PORT ELIZABETH, SOUTH AFRICA - FEBRUARY 04, during the 2012 Super Rugby pre-season friendly match between EP Kings and Vodacom Bulls from Nelson Mandela Bay Stadium on February 04, 2012 in Port Elizabeth, South Africa Photo by Michael Sheehan / Gallo Images

Right, the Lions won’t play Super Rugby next year. That much has been decided by the rugby bosses who earlier this season agreed the last placed team in this year’s competition would stand down to allow the Southern Kings to take their place.

Now I’ve got no problem with the Kings entering Super Rugby ... in fact I don’t even have that much of a problem with the Lions “going down” because they really haven’t produced the goods over the past few years. But what does rile just a little is that the Kings don’t seem to be ready to step up to the plate.

There has been plenty of talk behind the scenes in the weeks leading up to last week’s vote that the Kings admitted they weren’t quite ready to fill a Super Rugby spot.

And this should be no surprise to anyone. After all, the Lions have been part of the competition since its inception and they’re still struggling to find their feet in it.

Now what must one make of the Kings, who haven’t played in the Currie Cup top flight for years? They’re surely on a hiding to nothing, aren’t they?

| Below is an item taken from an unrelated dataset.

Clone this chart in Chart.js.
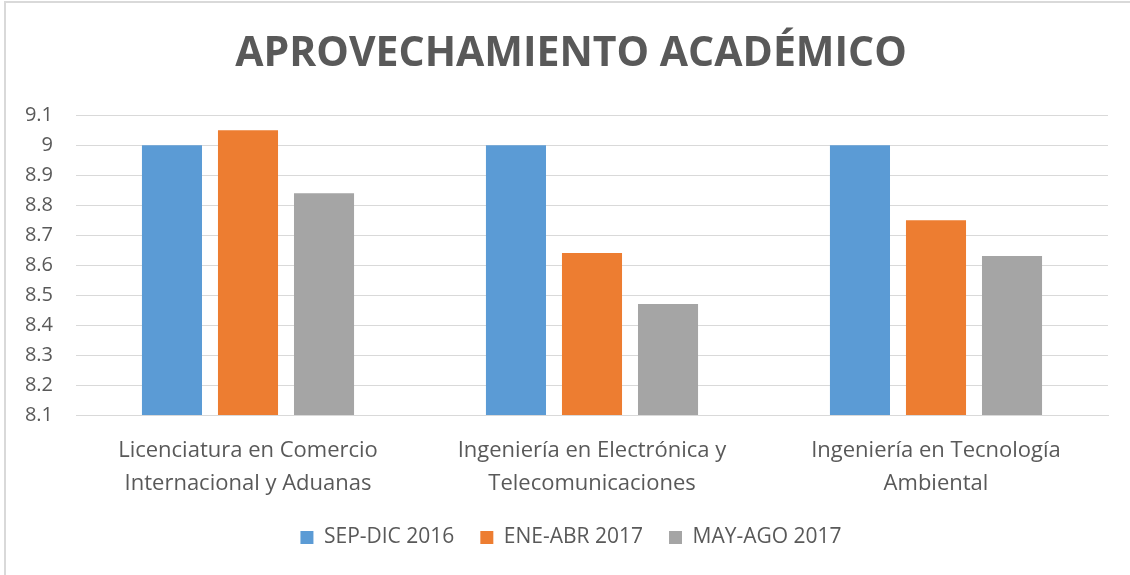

I mean, really, they hardly have a big-name star in sight and they can’t get out of the lower tier Currie Cup, to compete with the Lions, Cheetahs, Griquas and other big boys.

What the South African Rugby Union and all the presidents of the 14 provincial unions should have done –three, four, five, six years ago – is include the Kings, first, in the Premier Division Currie Cup and then told them that in year X they would play against the lowest SA finishers in the competition and the winner would move on to Super Rugby the following year.

It would have given the Kings time to settle in the Currie Cup – against teams who play in Super Rugby on a regular basis – and it would have been a fair and just way to determine who plays in the biggest southern hemisphere inter-provincial competition in the world.

Sadly though, the people who govern and run the game in this country got this one wrong. No matter how poor the Lions have been – on and off the field – the Kings are simply not deserving of a place in Super Rugby and are not ready. It’s as simple as that.

Once all the politics is taken out of the equation, the solution is simple ... just a pity no one was able to see it.

I really don’t know if anyone wins with the Lions going “down” and the Kings going “up”.

And that’s not the way it should be.